Requirement = Copy out every line exactly, passing over the pictures.

Data excerpt =
....................

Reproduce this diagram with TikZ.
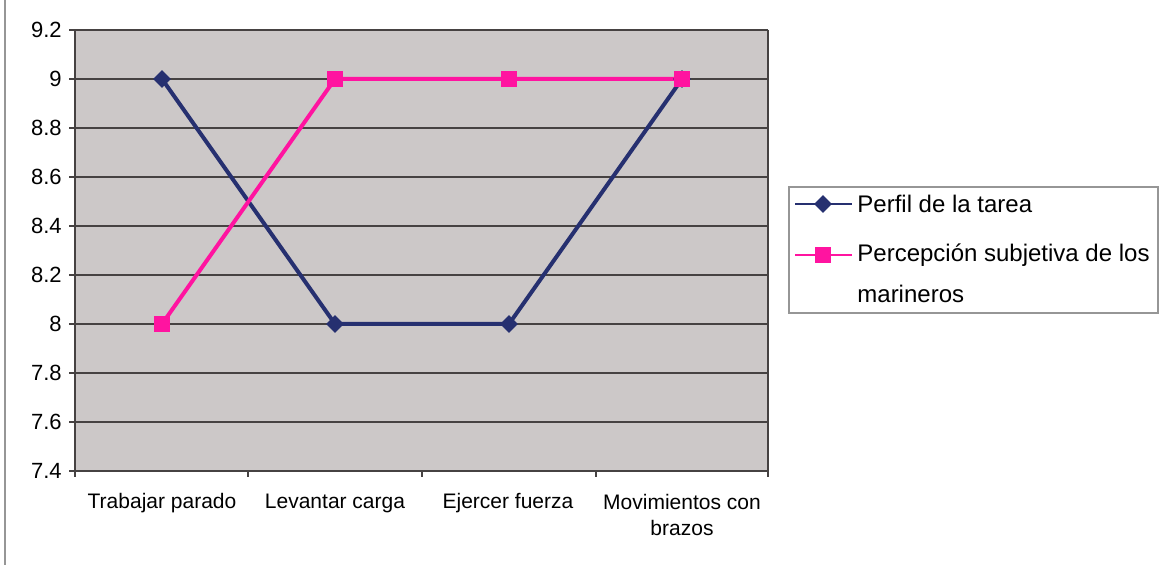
\documentclass[tikz,border=0pt]{standalone}
\usepackage{fontspec}
\setmainfont{Liberation Sans}
\usetikzlibrary{shapes.geometric}
\definecolor{plotbg}{RGB}{204,200,200}
\definecolor{gridc}{RGB}{70,66,66}
\definecolor{navy}{RGB}{38,48,112}
\definecolor{pinkc}{RGB}{255,20,160}
\definecolor{framec}{RGB}{150,150,150}
\tikzset{
  navymark/.style={diamond, fill=navy, inner sep=0pt, minimum width=9pt, minimum height=9pt},
  pinkmark/.style={rectangle, fill=pinkc, inner sep=0pt, minimum width=8pt, minimum height=8pt},
  navyline/.style={draw=navy, line width=2pt},
  pinkline/.style={draw=pinkc, line width=2pt},
  gridline/.style={draw=gridc, line width=0.8pt},
  ylab/.style={anchor=east, font=\fontsize{11}{13}\selectfont, inner sep=0pt},
  xlab/.style={anchor=center, align=center, font=\fontsize{10.5}{13}\selectfont, inner sep=0pt},
  leglab/.style={anchor=west, align=left, font=\fontsize{12}{20.5}\selectfont, inner sep=0pt},
}
\begin{document}
\begin{tikzpicture}[x=0.5pt,y=-0.5pt]
\useasboundingbox (0,0) rectangle (1160,565);
\fill[white] (0,0) rectangle (1160,565);
\draw[framec, line width=0.6pt] (5,0) -- (5,565);
% plot area
\fill[plotbg] (75,30) rectangle (768,471);
\foreach \i in {0,...,8} {
  \draw[gridline] (75,{30+\i*49}) -- (768,{30+\i*49});
}
\draw[gridc, line width=0.6pt] (768,30) -- (768,471);
\draw[gridc, line width=1pt] (75,30) -- (75,471) -- (768,471);
% y ticks and labels
\foreach \v [count=\i from 0] in {9.2,9,8.8,8.6,8.4,8.2,8,7.8,7.6,7.4} {
  \draw[gridc, line width=0.8pt] (69,{30+\i*49}) -- (75,{30+\i*49});
  \node[ylab] (y\i) at (62,{30+\i*49}) {\v};
}
% x ticks
\foreach \x in {75,248,422,596,768} {
  \draw[gridc, line width=0.8pt] (\x,471) -- (\x,477);
}
% category labels
\node[xlab] (c1) at (162,503) {Trabajar parado};
\node[xlab] (c2) at (335,503) {Levantar carga};
\node[xlab] (c3) at (508,503) {Ejercer fuerza};
\node[xlab] (c4) at (682,515) {Movimientos con\\brazos};
% data: Perfil de la tarea 9,8,8,9 ; Percepcion 8,9,9,9
\coordinate (a1) at (162,79);
\coordinate (a2) at (335,324);
\coordinate (a3) at (509,324);
\coordinate (a4) at (682,79);
\coordinate (b1) at (162,324);
\coordinate (b2) at (335,79);
\coordinate (b3) at (509,79);
\coordinate (b4) at (682,79);
\draw[navyline] (a1) -- (a2) -- (a3) -- (a4);
\draw[pinkline] (b1) -- (b2) -- (b3) -- (b4);
\foreach \n in {a1,a2,a3,a4} { \node[navymark] at (\n) {}; }
\foreach \n in {b1,b2,b3,b4} { \node[pinkmark] at (\n) {}; }
% legend
\draw[framec, line width=0.6pt] (789,187) rectangle (1158,313);
\coordinate (l1a) at (795,204);
\coordinate (l1b) at (852,204);
\coordinate (l2a) at (795,255);
\coordinate (l2b) at (852,255);
\draw[draw=navy, line width=1.3pt] (l1a) -- (l1b);
\draw[draw=pinkc, line width=1.3pt] (l2a) -- (l2b);
\node[navymark] (m1) at (823,204) {};
\node[pinkmark] (m2) at (823,255) {};
\node[leglab] (t1) at (857,204) {Perfil de la tarea};
\node[leglab, anchor=north west] (t2) at (857,243) {Percepción subjetiva de los\\marineros};
\end{tikzpicture}
\end{document}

....................

Solution =
Reproduce this diagram with TikZ.
\documentclass[tikz,border=0pt]{standalone}
\usepackage{fontspec}
\setmainfont{Liberation Sans}
\usetikzlibrary{shapes.geometric}
\definecolor{plotbg}{RGB}{204,200,200}
\definecolor{gridc}{RGB}{70,66,66}
\definecolor{navy}{RGB}{38,48,112}
\definecolor{pinkc}{RGB}{255,20,160}
\definecolor{framec}{RGB}{150,150,150}
\tikzset{
  navymark/.style={diamond, fill=navy, inner sep=0pt, minimum width=9pt, minimum height=9pt},
  pinkmark/.style={rectangle, fill=pinkc, inner sep=0pt, minimum width=8pt, minimum height=8pt},
  navyline/.style={draw=navy, line width=2pt},
  pinkline/.style={draw=pinkc, line width=2pt},
  gridline/.style={draw=gridc, line width=0.8pt},
  ylab/.style={anchor=east, font=\fontsize{11}{13}\selectfont, inner sep=0pt},
  xlab/.style={anchor=center, align=center, font=\fontsize{10.5}{13}\selectfont, inner sep=0pt},
  leglab/.style={anchor=west, align=left, font=\fontsize{12}{20.5}\selectfont, inner sep=0pt},
}
\begin{document}
\begin{tikzpicture}[x=0.5pt,y=-0.5pt]
\useasboundingbox (0,0) rectangle (1160,565);
\fill[white] (0,0) rectangle (1160,565);
\draw[framec, line width=0.6pt] (5,0) -- (5,565);
% plot area
\fill[plotbg] (75,30) rectangle (768,471);
\foreach \i in {0,...,8} {
  \draw[gridline] (75,{30+\i*49}) -- (768,{30+\i*49});
}
\draw[gridc, line width=0.6pt] (768,30) -- (768,471);
\draw[gridc, line width=1pt] (75,30) -- (75,471) -- (768,471);
% y ticks and labels
\foreach \v [count=\i from 0] in {9.2,9,8.8,8.6,8.4,8.2,8,7.8,7.6,7.4} {
  \draw[gridc, line width=0.8pt] (69,{30+\i*49}) -- (75,{30+\i*49});
  \node[ylab] (y\i) at (62,{30+\i*49}) {\v};
}
% x ticks
\foreach \x in {75,248,422,596,768} {
  \draw[gridc, line width=0.8pt] (\x,471) -- (\x,477);
}
% category labels
\node[xlab] (c1) at (162,503) {Trabajar parado};
\node[xlab] (c2) at (335,503) {Levantar carga};
\node[xlab] (c3) at (508,503) {Ejercer fuerza};
\node[xlab] (c4) at (682,515) {Movimientos con\\brazos};
% data: Perfil de la tarea 9,8,8,9 ; Percepcion 8,9,9,9
\coordinate (a1) at (162,79);
\coordinate (a2) at (335,324);
\coordinate (a3) at (509,324);
\coordinate (a4) at (682,79);
\coordinate (b1) at (162,324);
\coordinate (b2) at (335,79);
\coordinate (b3) at (509,79);
\coordinate (b4) at (682,79);
\draw[navyline] (a1) -- (a2) -- (a3) -- (a4);
\draw[pinkline] (b1) -- (b2) -- (b3) -- (b4);
\foreach \n in {a1,a2,a3,a4} { \node[navymark] at (\n) {}; }
\foreach \n in {b1,b2,b3,b4} { \node[pinkmark] at (\n) {}; }
% legend
\draw[framec, line width=0.6pt] (789,187) rectangle (1158,313);
\coordinate (l1a) at (795,204);
\coordinate (l1b) at (852,204);
\coordinate (l2a) at (795,255);
\coordinate (l2b) at (852,255);
\draw[draw=navy, line width=1.3pt] (l1a) -- (l1b);
\draw[draw=pinkc, line width=1.3pt] (l2a) -- (l2b);
\node[navymark] (m1) at (823,204) {};
\node[pinkmark] (m2) at (823,255) {};
\node[leglab] (t1) at (857,204) {Perfil de la tarea};
\node[leglab, anchor=north west] (t2) at (857,243) {Percepción subjetiva de los\\marineros};
\end{tikzpicture}
\end{document}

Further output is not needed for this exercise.